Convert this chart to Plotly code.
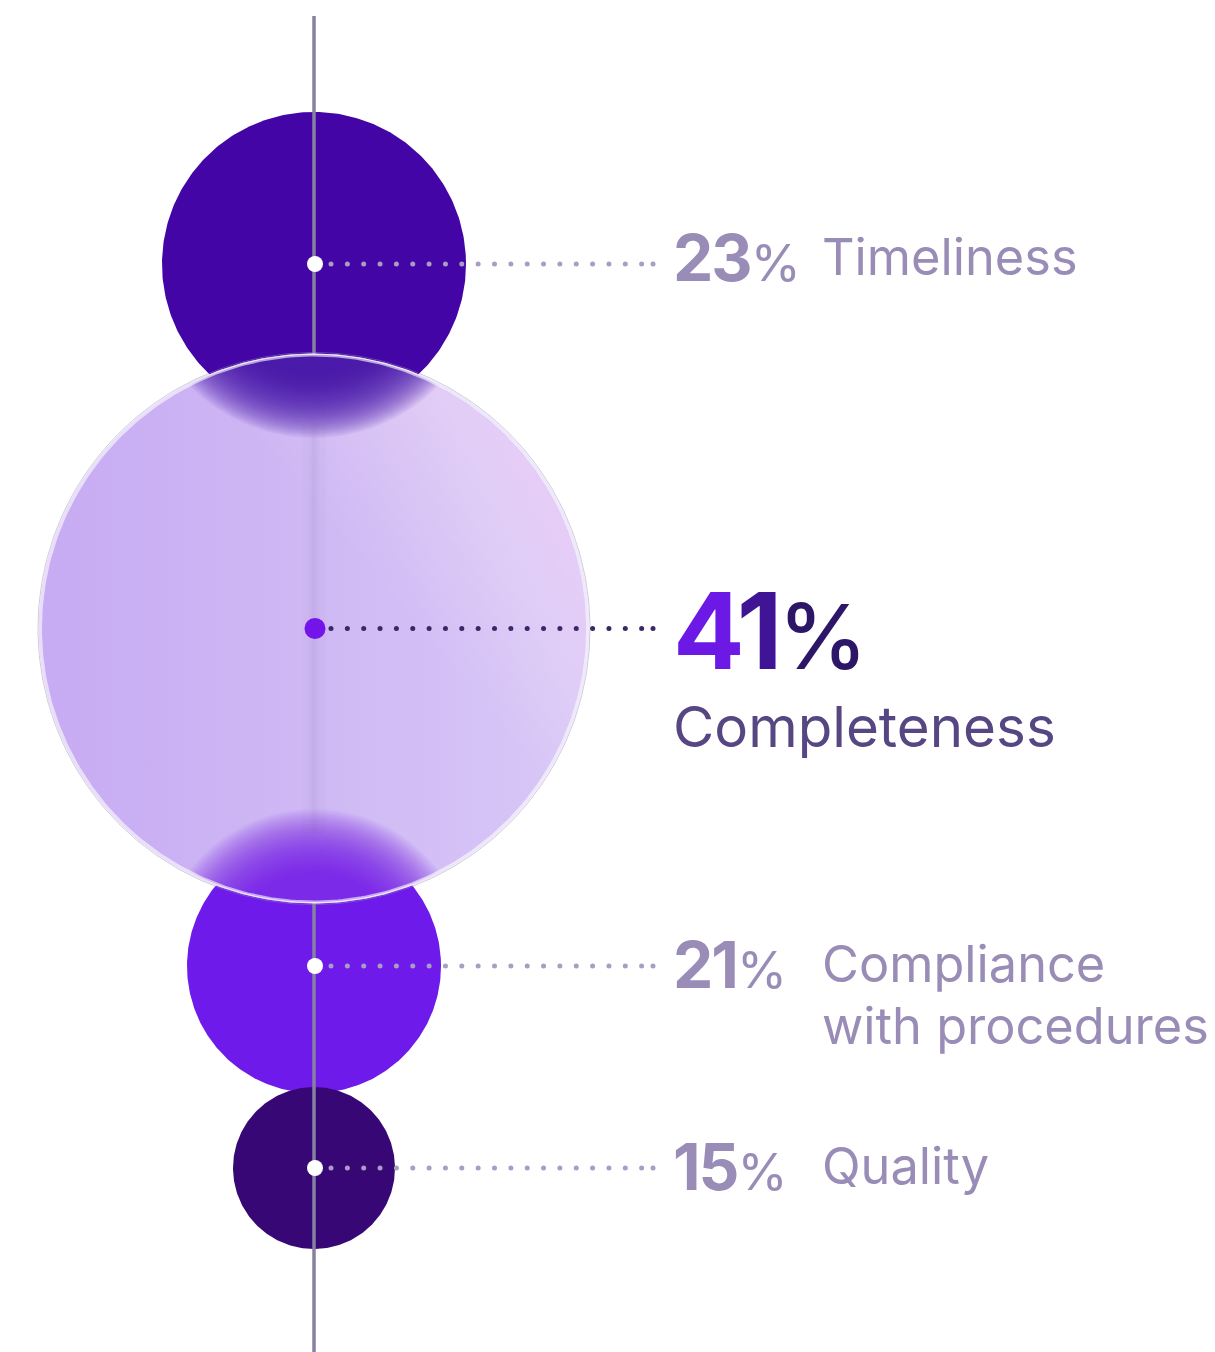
import numpy as np
import plotly.graph_objects as go

# ---- data -------------------------------------------------------------
categories = ["Timeliness", "Completeness", "Compliance<br>with procedures", "Quality"]
shares = [23, 41, 21, 15]

# ---- layout / style ---------------------------------------------------
W, H = 1215, 1352
AXIS_X = 314
centers_y = [264, 628.5, 966, 1168]
radii = [152, 275, 127, 81]
circle_colors = ["#4305A5", "#CDB4F4", "#6E1AEB", "#370875"]
GLASS = 1  # index of the highlighted (frosted) bubble

TEXT_MUTED = "#998CB6"
TEXT_MAIN = "#564783"
FONT = "Inter"


def circle_pts(cx, cy, r, n=361):
    t = np.linspace(0, 2 * np.pi, n)
    return cx + r * np.cos(t), cy + r * np.sin(t)


def arc(cx, cy, r, a0, a1, n=120):
    t = np.linspace(a0, a1, n)
    return np.column_stack([cx + r * np.cos(t), cy + r * np.sin(t)])


def lens(c1, r1, c2, r2):
    """Polygon of the intersection of two discs."""
    (x1, y1), (x2, y2) = c1, c2
    d = np.hypot(x2 - x1, y2 - y1)
    a = (d * d + r1 * r1 - r2 * r2) / (2 * d)
    b = d - a
    al1 = np.arccos(np.clip(a / r1, -1, 1))
    al2 = np.arccos(np.clip(b / r2, -1, 1))
    th12 = np.arctan2(y2 - y1, x2 - x1)
    th21 = th12 + np.pi
    A = arc(x1, y1, r1, th12 - al1, th12 + al1)
    B = arc(x2, y2, r2, th21 - al2, th21 + al2)
    if np.hypot(*(A[-1] - B[0])) > np.hypot(*(A[-1] - B[-1])):
        B = B[::-1]
    P = np.vstack([A, B, A[:1]])
    return P[:, 0], P[:, 1]


fig = go.Figure()


def filled(x, y, color, opacity=1.0, **kw):
    fig.add_trace(go.Scatter(
        x=x, y=y, mode="lines", fill="toself", fillcolor=color,
        line=dict(width=0), opacity=opacity, hoverinfo="skip",
        showlegend=False, **kw))


# solid bubbles
for i, (cy, r, col) in enumerate(zip(centers_y, radii, circle_colors)):
    if i == GLASS:
        continue
    x, y = circle_pts(AXIS_X, cy, r)
    filled(x, y, col)

# vertical spine
fig.add_trace(go.Scatter(
    x=[AXIS_X, AXIS_X], y=[16, H], mode="lines",
    line=dict(color="#85819F", width=3.5), hoverinfo="skip", showlegend=False))

# frosted bubble
gcx, gcy, gr = AXIS_X, centers_y[GLASS], radii[GLASS]
gx, gy = circle_pts(gcx, gcy, gr)
fig.add_trace(go.Scatter(
    x=gx, y=gy, mode="lines", fill="toself", line=dict(width=0),
    fillgradient=dict(type="horizontal",
                      colorscale=[[0, "#C7ABF3"], [0.45, "#CEB7F4"], [1, "#D9C8F7"]]),
    hoverinfo="skip", showlegend=False))

# soft light sheen towards the upper right of the glass
sheen_dir = -np.pi / 4.5
t = np.linspace(sheen_dir - np.pi, sheen_dir + np.pi, 721)
sx = gcx + (gr - 3) * np.cos(t)
sy = gcy + (gr - 3) * np.sin(t)
proj = (sx - gcx) * np.cos(sheen_dir) + (sy - gcy) * np.sin(sheen_dir)
for c in np.linspace(0.3, 0.92, 14) * gr:
    m = proj >= c
    if m.sum() < 3:
        continue
    filled(np.append(sx[m], sx[m][0]), np.append(sy[m], sy[m][0]), "#F3E8FF", 0.04)


# blurred silhouettes of neighbouring bubbles seen through the glass
def glow(idx, s_values, color, alpha):
    for s in s_values:
        lx, ly = lens((AXIS_X, centers_y[idx]), radii[idx] + s, (gcx, gcy), gr - 1.5)
        filled(lx, ly, color, alpha)


glow(0, np.linspace(-40, 22, 40), "#4709AD", 0.057)
glow(2, np.linspace(-34, 30, 40), "#6E1AEB", 0.042)

# faint blurred spine inside the glass
for w, a in [(24, 0.02), (10, 0.03), (4, 0.03)]:
    fig.add_trace(go.Scatter(
        x=[AXIS_X, AXIS_X], y=[gcy - gr + 70, gcy + gr - 70], mode="lines",
        line=dict(color="#6E5A9A", width=w), opacity=a,
        hoverinfo="skip", showlegend=False))

# glass rim
rx, ry = circle_pts(gcx, gcy, gr - 1.5)
fig.add_trace(go.Scatter(x=rx, y=ry, mode="lines",
                         line=dict(color="rgba(255,255,255,0.6)", width=3),
                         hoverinfo="skip", showlegend=False))
ox, oy = circle_pts(gcx, gcy, gr + 1)
fig.add_trace(go.Scatter(x=ox, y=oy, mode="lines",
                         line=dict(color="rgba(150,140,175,0.45)", width=1),
                         hoverinfo="skip", showlegend=False))

# dotted leaders and centre dots
LEADER_END = 653
for i, cy in enumerate(centers_y):
    xs = np.append(np.arange(331, 645, 16.35), LEADER_END)
    dot_col = "#3A2768" if i == GLASS else "#A99DC4"
    fig.add_trace(go.Scatter(
        x=xs, y=np.full_like(xs, cy), mode="markers",
        marker=dict(size=5, color=dot_col, line=dict(width=0)),
        hoverinfo="skip", showlegend=False))
    fig.add_trace(go.Scatter(
        x=[AXIS_X + 1], y=[cy], mode="markers",
        marker=dict(size=21 if i == GLASS else 16,
                    color="#7314EA" if i == GLASS else "#FFFFFF",
                    line=dict(width=0)),
        hoverinfo="skip", showlegend=False))

# ---- labels -----------------------------------------------------------
NUM_X = 671
LABEL_X = 820
label_mid = [256, None, 963, 1165]
line_gap = 62

for i, (cat, val) in enumerate(zip(categories, shares)):
    if i == GLASS:
        continue
    fig.add_annotation(
        x=NUM_X, y=label_mid[i] + 1, xref="x", yref="y",
        xanchor="left", yanchor="middle", showarrow=False,
        text=(f"<span style='letter-spacing:-2px'>{val}</span>"
              f"<span style='font-size:51px;font-weight:400'>%</span>"),
        font=dict(family=FONT, size=64, color=TEXT_MUTED, weight=700))
    for j, line in enumerate(cat.split("<br>")):
        fig.add_annotation(
            x=LABEL_X, y=label_mid[i] + j * line_gap, xref="x", yref="y",
            xanchor="left", yanchor="middle", showarrow=False, text=line,
            font=dict(family=FONT, size=50.5, color=TEXT_MUTED, weight=400))

# highlighted value
digits = str(shares[GLASS])
digit_cols = ["#6C19E6", "#3F1596"]
big = "".join(f"<span style='color:{c}'>{d}</span>" for d, c in zip(digits, digit_cols))
fig.add_annotation(
    x=NUM_X, y=630, xref="x", yref="y", xanchor="left", yanchor="middle",
    showarrow=False,
    text=(f"<span style='letter-spacing:-4px'>{big}</span>"
          f"<span style='font-size:90px;font-weight:500;color:#2D1668'>%</span>"),
    font=dict(family=FONT, size=106, color="#3F1596", weight=700))
fig.add_annotation(
    x=NUM_X, y=726, xref="x", yref="y", xanchor="left", yanchor="middle",
    showarrow=False, text=categories[GLASS],
    font=dict(family=FONT, size=56.5, color=TEXT_MAIN, weight=400))

fig.update_layout(
    width=W, height=H, margin=dict(l=0, r=0, t=0, b=0),
    paper_bgcolor="#FFFFFF", plot_bgcolor="#FFFFFF",
    xaxis=dict(range=[0, W], visible=False, fixedrange=True),
    yaxis=dict(range=[H, 0], visible=False, fixedrange=True),
    showlegend=False,
)

fig.write_html("out.html", config={"displayModeBar": False})
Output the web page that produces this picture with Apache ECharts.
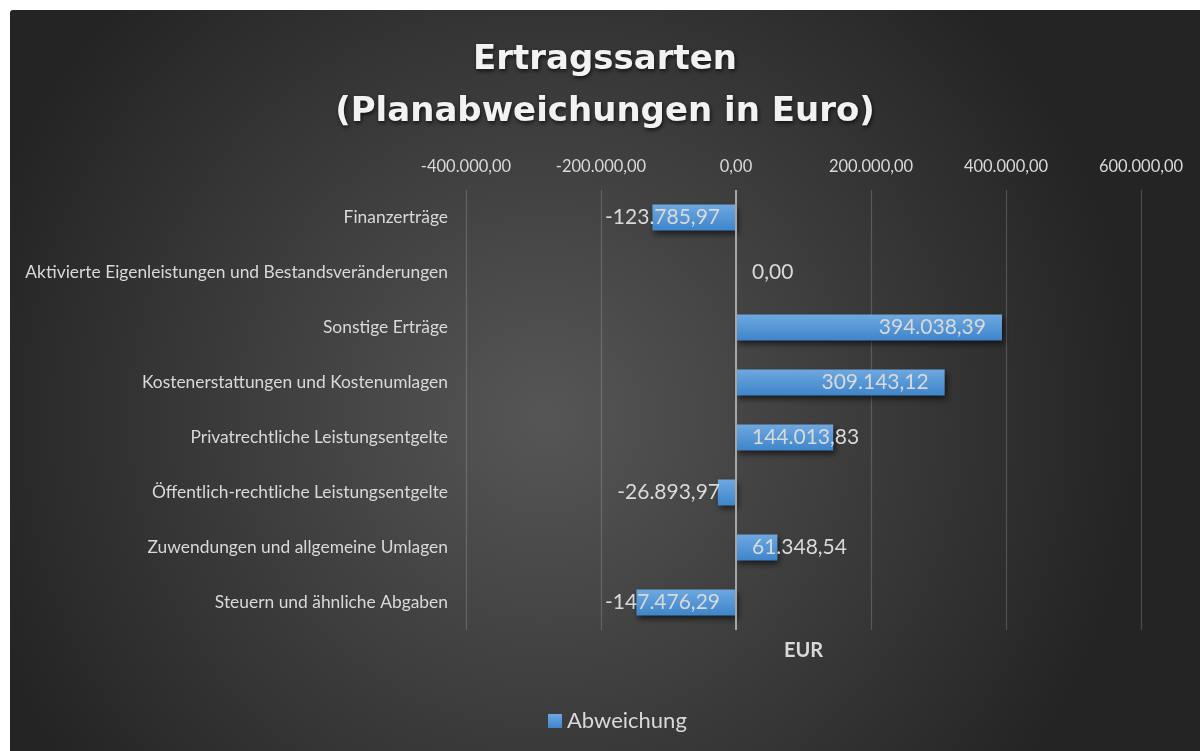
<!DOCTYPE html>
<html>
<head>
<meta charset="utf-8">
<script src="https://cdn.jsdelivr.net/npm/echarts@6/dist/echarts.min.js"></script>
<style>
html,body{margin:0;padding:0;background:#fff;width:1200px;height:751px;overflow:hidden;}
#chart{position:absolute;left:10px;top:10px;width:1190px;height:741px;border-top-left-radius:3px;overflow:hidden;}
</style>
</head>
<body>
<div id="chart"></div>
<script>
const categories = [
  'Finanzerträge',
  'Aktivierte Eigenleistungen und Bestandsveränderungen',
  'Sonstige Erträge',
  'Kostenerstattungen und Kostenumlagen',
  'Privatrechtliche Leistungsentgelte',
  'Öffentlich-rechtliche Leistungsentgelte',
  'Zuwendungen und allgemeine Umlagen',
  'Steuern und ähnliche Abgaben'
];
const abweichung = [-123785.97, 0.00, 394038.39, 309143.12, 144013.83, -26893.97, 61348.54, -147476.29];
const xTicks = [-400000, -200000, 0, 200000, 400000, 600000];
const seriesName = 'Abweichung';
const titleText = 'Ertragssarten\n(Planabweichungen in Euro)';
const axisTitle = 'EUR';

function fmtDE(v) {
  const neg = v < 0;
  const s = Math.abs(v).toFixed(2);
  let [ip, dp] = s.split('.');
  ip = ip.replace(/\B(?=(\d{3})+(?!\d))/g, '.');
  return (neg ? '-' : '') + ip + ',' + dp;
}

const txt = '#d9d9d9';
const barColor = new echarts.graphic.LinearGradient(0, 0, 0, 1, [
  {offset: 0, color: '#6ea8e0'},
  {offset: 1, color: '#3e85cb'}
]);

const chart = echarts.init(document.getElementById('chart'));
chart.setOption({
  backgroundColor: new echarts.graphic.RadialGradient(0.45, 0.55, 0.8, [
    {offset: 0, color: '#565656'},
    {offset: 1, color: '#242424'}
  ]),
  animation: false,
  title: {
    text: titleText,
    left: 'center',
    top: 19,
    textStyle: {
      fontFamily: 'DejaVu Sans',
      fontWeight: 'bold',
      fontSize: 34,
      lineHeight: 52,
      color: '#f2f2f2',
      textShadowColor: 'rgba(0,0,0,0.7)',
      textShadowBlur: 4,
      textShadowOffsetX: 1,
      textShadowOffsetY: 2
    }
  },
  legend: {
    data: [seriesName],
    left: 533,
    top: 695,
    itemWidth: 14,
    itemHeight: 14,
    itemGap: 5,
    icon: 'rect',
    textStyle: {color: txt, fontFamily: 'Lato', fontSize: 22, padding: [0,0,0,0]}
  },
  grid: {left: 456, right: 59, top: 180, height: 440, containLabel: false},
  xAxis: [{
    type: 'value',
    position: 'top',
    min: xTicks[0],
    max: xTicks[xTicks.length - 1],
    interval: xTicks[1] - xTicks[0],
    axisLine: {show: false},
    axisTick: {show: false},
    splitLine: {show: true, lineStyle: {color: 'rgba(217,217,217,0.22)', width: 1.2}},
    axisLabel: {
      color: txt, fontFamily: 'Lato', fontSize: 16.5, margin: 15,
      formatter: v => fmtDE(v)
    }
  }, {
    type: 'value',
    position: 'bottom',
    min: xTicks[0],
    max: xTicks[xTicks.length - 1],
    axisLine: {show: false},
    axisTick: {show: false},
    splitLine: {show: false},
    axisLabel: {show: false},
    name: axisTitle,
    nameLocation: 'middle',
    nameGap: 11,
    nameTextStyle: {color: txt, fontFamily: 'Lato', fontWeight: 'bold', fontSize: 20, verticalAlign: 'top'}
  }],
  yAxis: {
    type: 'category',
    inverse: true,
    data: categories,
    axisLine: {show: false, onZero: false},
    axisTick: {show: false},
    axisLabel: {color: txt, fontFamily: 'Lato', fontSize: 17.4, margin: 18}
  },
  series: [{
    name: seriesName,
    type: 'bar',
    barWidth: 26,
    itemStyle: {
      color: barColor,
      shadowColor: 'rgba(0,0,0,0.6)',
      shadowBlur: 6,
      shadowOffsetX: 2,
      shadowOffsetY: 3
    },
    data: abweichung.map(v => {
      const atEnd = v > 250000;
      return {
        value: v,
        label: {
          position: (v < 0 || atEnd) ? 'insideRight' : 'insideLeft',
          distance: 16
        }
      };
    }),
    label: {
      show: true,
      color: txt,
      fontFamily: 'Lato',
      fontSize: 21,
      formatter: p => fmtDE(p.value)
    },
    markLine: {
      silent: true,
      symbol: 'none',
      label: {show: false},
      lineStyle: {color: '#a6a6a6', width: 2, type: 'solid'},
      data: [{xAxis: 0}]
    }
  }]
});
</script>
</body>
</html>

Given exercise:
Report how many lines in this data include the string "with", and nothing else.

The solution:
2